## Instruction
Write out all of the entries that follow, word for word, but skip the pictures.

## Listing
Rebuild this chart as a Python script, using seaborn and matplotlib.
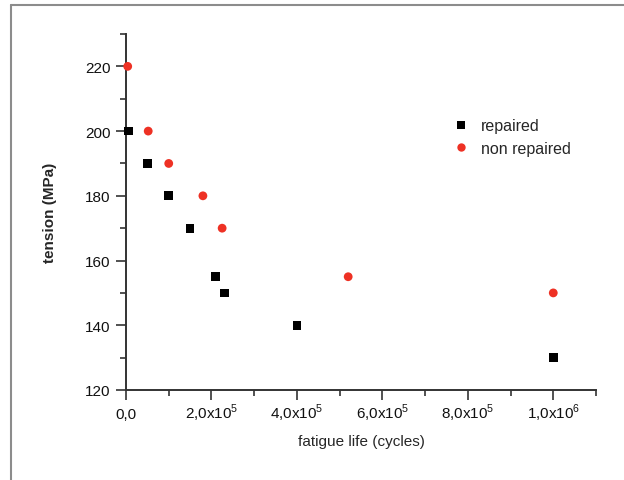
import pandas as pd
import matplotlib.pyplot as plt
import seaborn as sns
from matplotlib.lines import Line2D
from matplotlib.ticker import MultipleLocator

# fatigue data
repaired_cycles = [5e3, 5e4, 1e5, 1.5e5, 2.1e5, 2.3e5, 4e5, 1e6]
repaired_tension = [200, 190, 180, 170, 155, 150, 140, 130]

non_repaired_cycles = [4e3, 5.2e4, 1e5, 1.8e5, 2.25e5, 5.2e5, 1e6]
non_repaired_tension = [220, 200, 190, 180, 170, 155, 150]

x_ticks = [0, 2e5, 4e5, 6e5, 8e5, 1e6]
x_tick_labels = ['0,0', r'2,0x10$^5$', r'4,0x10$^5$', r'6,0x10$^5$',
                 r'8,0x10$^5$', r'1,0x10$^6$']
y_ticks = [120, 140, 160, 180, 200, 220]

df = pd.concat([
    pd.DataFrame({'cycles': repaired_cycles, 'tension': repaired_tension,
                  'group': 'repaired'}),
    pd.DataFrame({'cycles': non_repaired_cycles, 'tension': non_repaired_tension,
                  'group': 'non repaired'}),
])

sns.set_theme(style="white")
plt.rcParams['font.family'] = ['Liberation Sans', 'DejaVu Sans']
plt.rcParams['mathtext.fontset'] = 'custom'
plt.rcParams['mathtext.rm'] = 'Liberation Sans'

fig = plt.figure(figsize=(6.24, 4.81), dpi=100)
ax = fig.add_axes([126 / 624, 1 - 391 / 481, 470 / 624, 356 / 481])

sns.scatterplot(
    data=df, x='cycles', y='tension', hue='group', style='group',
    palette={'repaired': 'black', 'non repaired': '#ee3124'},
    markers={'repaired': 's', 'non repaired': 'o'},
    s=40, linewidth=0, ax=ax, clip_on=False, zorder=3
)

ax.set_xlim(0, 1.1e6)
ax.set_ylim(120, 230)
ax.set_xticks(x_ticks)
ax.set_xticklabels(x_tick_labels)
ax.set_yticks(y_ticks)
ax.xaxis.set_minor_locator(MultipleLocator(1e5))
ax.yaxis.set_minor_locator(MultipleLocator(10))

for side in ['top', 'right']:
    ax.spines[side].set_visible(False)
for side in ['left', 'bottom']:
    ax.spines[side].set_color('#333333')
    ax.spines[side].set_linewidth(1.4)

ax.tick_params(which='major', direction='out', length=7, width=1.2,
               color='#333333', labelsize=11, labelcolor='#111111', pad=4,
               left=True, bottom=True)
ax.tick_params(which='minor', direction='out', length=4, width=1.2,
               color='#333333', left=True, bottom=True)
ax.tick_params(axis='x', which='major', pad=13)

# keep all x tick labels on one baseline despite the superscripts
for lab in ax.get_xticklabels():
    lab.set_verticalalignment('baseline')

ax.set_xlabel('fatigue life (cycles)', fontsize=11, labelpad=8)
ax.set_ylabel('tension (MPa)', fontsize=11, fontweight='bold', labelpad=20)

leg = ax.legend(loc='upper left', bbox_to_anchor=(431 / 624, 1 - 105 / 481),
                bbox_transform=fig.transFigure, frameon=False, fontsize=11.5,
                handletextpad=0.2, labelspacing=0.45, markerscale=0.95)

# grey frame around the figure (top and left edges)
fig.add_artist(Line2D([10.5 / 624, 10.5 / 624], [0, 1 - 6 / 481],
                      transform=fig.transFigure, color='#8c8c8c', lw=1.5))
fig.add_artist(Line2D([10.5 / 624, 1], [1 - 6 / 481, 1 - 6 / 481],
                      transform=fig.transFigure, color='#8c8c8c', lw=1.5))

fig.savefig('out.png', dpi=100)
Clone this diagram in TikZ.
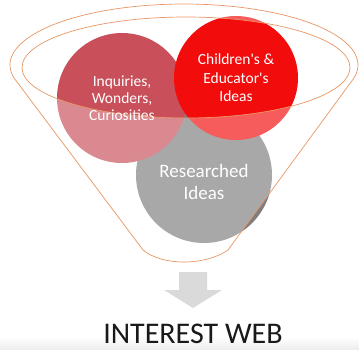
\documentclass[tikz,border=0pt]{standalone}
\usepackage{fontspec}
\setmainfont{Carlito}
\definecolor{rosa}{RGB}{201,80,90}
\definecolor{vermelho}{RGB}{242,12,12}
\definecolor{cinza}{RGB}{126,126,126}
\definecolor{laranja}{RGB}{232,150,100}
\definecolor{setacinza}{RGB}{218,218,218}
\tikzset{
	bubble/.style={circle, inner sep=0pt},
	bubbletext/.style={text=white, align=center},
	funnel/.style={draw=laranja, line width=0.7pt}
}
\begin{document}
\begin{tikzpicture}[x=1pt,y=1pt]
		\useasboundingbox (0,0) rectangle (359,349);
		\shade[top color=white, bottom color=black!7] (0,0) rectangle (359,12);
		% circles
		\node[bubble, fill=cinza, minimum size=136pt] at (204,174) (res) {};
		\node[bubble, fill=rosa, minimum size=130pt] at (122,251) (inq) {};
		\node[bubble, fill=vermelho, minimum size=124pt] at (236,271) (chi) {};
		% funnel body
		\path[fill=white, fill opacity=.33, even odd rule]
		(14,271) arc[start angle=192.3, end angle=-12.3, x radius=174, y radius=61]
		-- (228,99) .. controls (205,83) and (162,83) .. (143,99) -- cycle
		(186,281.5) ellipse[x radius=164, y radius=50.5];
		\draw[funnel] (14,271) arc[start angle=192.3, end angle=-12.3, x radius=174, y radius=61]
		-- (228,99) .. controls (205,83) and (162,83) .. (143,99) -- cycle;
		\draw[funnel] (186,281.5) ellipse[x radius=164, y radius=50.5];
		% texts
		\node[bubbletext, font=\fontsize{15.5}{16.8}\selectfont] at (inq.center) (inqtxt) {Inquiries,\\Wonders,\\Curiosities};
		\node[bubbletext, font=\fontsize{15.5}{18.5}\selectfont] at (chi.center) (chitxt) {Children\textquotesingle s \&\\Educator\textquotesingle s\\Ideas};
		\node[bubbletext, font=\fontsize{19}{21.5}\selectfont] at ([yshift=-7pt]res.center) (restxt) {Researched\\Ideas};
		% arrow
		\fill[setacinza] (179,77) -- (207,77) -- (207,59) -- (222,59) -- (193,41) -- (164,59) -- (179,59) -- cycle;
		\node[anchor=base, font=\fontsize{30}{31}\selectfont, text=black!90] at (193,6) (web) {INTEREST WEB};
	\end{tikzpicture}
\end{document}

## Result of the exercise
Rebuild this chart as a Python script, using seaborn and matplotlib.
import pandas as pd
import matplotlib.pyplot as plt
import seaborn as sns
from matplotlib.lines import Line2D
from matplotlib.ticker import MultipleLocator

# fatigue data
repaired_cycles = [5e3, 5e4, 1e5, 1.5e5, 2.1e5, 2.3e5, 4e5, 1e6]
repaired_tension = [200, 190, 180, 170, 155, 150, 140, 130]

non_repaired_cycles = [4e3, 5.2e4, 1e5, 1.8e5, 2.25e5, 5.2e5, 1e6]
non_repaired_tension = [220, 200, 190, 180, 170, 155, 150]

x_ticks = [0, 2e5, 4e5, 6e5, 8e5, 1e6]
x_tick_labels = ['0,0', r'2,0x10$^5$', r'4,0x10$^5$', r'6,0x10$^5$',
                 r'8,0x10$^5$', r'1,0x10$^6$']
y_ticks = [120, 140, 160, 180, 200, 220]

df = pd.concat([
    pd.DataFrame({'cycles': repaired_cycles, 'tension': repaired_tension,
                  'group': 'repaired'}),
    pd.DataFrame({'cycles': non_repaired_cycles, 'tension': non_repaired_tension,
                  'group': 'non repaired'}),
])

sns.set_theme(style="white")
plt.rcParams['font.family'] = ['Liberation Sans', 'DejaVu Sans']
plt.rcParams['mathtext.fontset'] = 'custom'
plt.rcParams['mathtext.rm'] = 'Liberation Sans'

fig = plt.figure(figsize=(6.24, 4.81), dpi=100)
ax = fig.add_axes([126 / 624, 1 - 391 / 481, 470 / 624, 356 / 481])

sns.scatterplot(
    data=df, x='cycles', y='tension', hue='group', style='group',
    palette={'repaired': 'black', 'non repaired': '#ee3124'},
    markers={'repaired': 's', 'non repaired': 'o'},
    s=40, linewidth=0, ax=ax, clip_on=False, zorder=3
)

ax.set_xlim(0, 1.1e6)
ax.set_ylim(120, 230)
ax.set_xticks(x_ticks)
ax.set_xticklabels(x_tick_labels)
ax.set_yticks(y_ticks)
ax.xaxis.set_minor_locator(MultipleLocator(1e5))
ax.yaxis.set_minor_locator(MultipleLocator(10))

for side in ['top', 'right']:
    ax.spines[side].set_visible(False)
for side in ['left', 'bottom']:
    ax.spines[side].set_color('#333333')
    ax.spines[side].set_linewidth(1.4)

ax.tick_params(which='major', direction='out', length=7, width=1.2,
               color='#333333', labelsize=11, labelcolor='#111111', pad=4,
               left=True, bottom=True)
ax.tick_params(which='minor', direction='out', length=4, width=1.2,
               color='#333333', left=True, bottom=True)
ax.tick_params(axis='x', which='major', pad=13)

# keep all x tick labels on one baseline despite the superscripts
for lab in ax.get_xticklabels():
    lab.set_verticalalignment('baseline')

ax.set_xlabel('fatigue life (cycles)', fontsize=11, labelpad=8)
ax.set_ylabel('tension (MPa)', fontsize=11, fontweight='bold', labelpad=20)

leg = ax.legend(loc='upper left', bbox_to_anchor=(431 / 624, 1 - 105 / 481),
                bbox_transform=fig.transFigure, frameon=False, fontsize=11.5,
                handletextpad=0.2, labelspacing=0.45, markerscale=0.95)

# grey frame around the figure (top and left edges)
fig.add_artist(Line2D([10.5 / 624, 10.5 / 624], [0, 1 - 6 / 481],
                      transform=fig.transFigure, color='#8c8c8c', lw=1.5))
fig.add_artist(Line2D([10.5 / 624, 1], [1 - 6 / 481, 1 - 6 / 481],
                      transform=fig.transFigure, color='#8c8c8c', lw=1.5))

fig.savefig('out.png', dpi=100)
Clone this diagram in TikZ.
\documentclass[tikz,border=0pt]{standalone}
\usepackage{fontspec}
\setmainfont{Carlito}
\definecolor{rosa}{RGB}{201,80,90}
\definecolor{vermelho}{RGB}{242,12,12}
\definecolor{cinza}{RGB}{126,126,126}
\definecolor{laranja}{RGB}{232,150,100}
\definecolor{setacinza}{RGB}{218,218,218}
\tikzset{
	bubble/.style={circle, inner sep=0pt},
	bubbletext/.style={text=white, align=center},
	funnel/.style={draw=laranja, line width=0.7pt}
}
\begin{document}
\begin{tikzpicture}[x=1pt,y=1pt]
		\useasboundingbox (0,0) rectangle (359,349);
		\shade[top color=white, bottom color=black!7] (0,0) rectangle (359,12);
		% circles
		\node[bubble, fill=cinza, minimum size=136pt] at (204,174) (res) {};
		\node[bubble, fill=rosa, minimum size=130pt] at (122,251) (inq) {};
		\node[bubble, fill=vermelho, minimum size=124pt] at (236,271) (chi) {};
		% funnel body
		\path[fill=white, fill opacity=.33, even odd rule]
		(14,271) arc[start angle=192.3, end angle=-12.3, x radius=174, y radius=61]
		-- (228,99) .. controls (205,83) and (162,83) .. (143,99) -- cycle
		(186,281.5) ellipse[x radius=164, y radius=50.5];
		\draw[funnel] (14,271) arc[start angle=192.3, end angle=-12.3, x radius=174, y radius=61]
		-- (228,99) .. controls (205,83) and (162,83) .. (143,99) -- cycle;
		\draw[funnel] (186,281.5) ellipse[x radius=164, y radius=50.5];
		% texts
		\node[bubbletext, font=\fontsize{15.5}{16.8}\selectfont] at (inq.center) (inqtxt) {Inquiries,\\Wonders,\\Curiosities};
		\node[bubbletext, font=\fontsize{15.5}{18.5}\selectfont] at (chi.center) (chitxt) {Children\textquotesingle s \&\\Educator\textquotesingle s\\Ideas};
		\node[bubbletext, font=\fontsize{19}{21.5}\selectfont] at ([yshift=-7pt]res.center) (restxt) {Researched\\Ideas};
		% arrow
		\fill[setacinza] (179,77) -- (207,77) -- (207,59) -- (222,59) -- (193,41) -- (164,59) -- (179,59) -- cycle;
		\node[anchor=base, font=\fontsize{30}{31}\selectfont, text=black!90] at (193,6) (web) {INTEREST WEB};
	\end{tikzpicture}
\end{document}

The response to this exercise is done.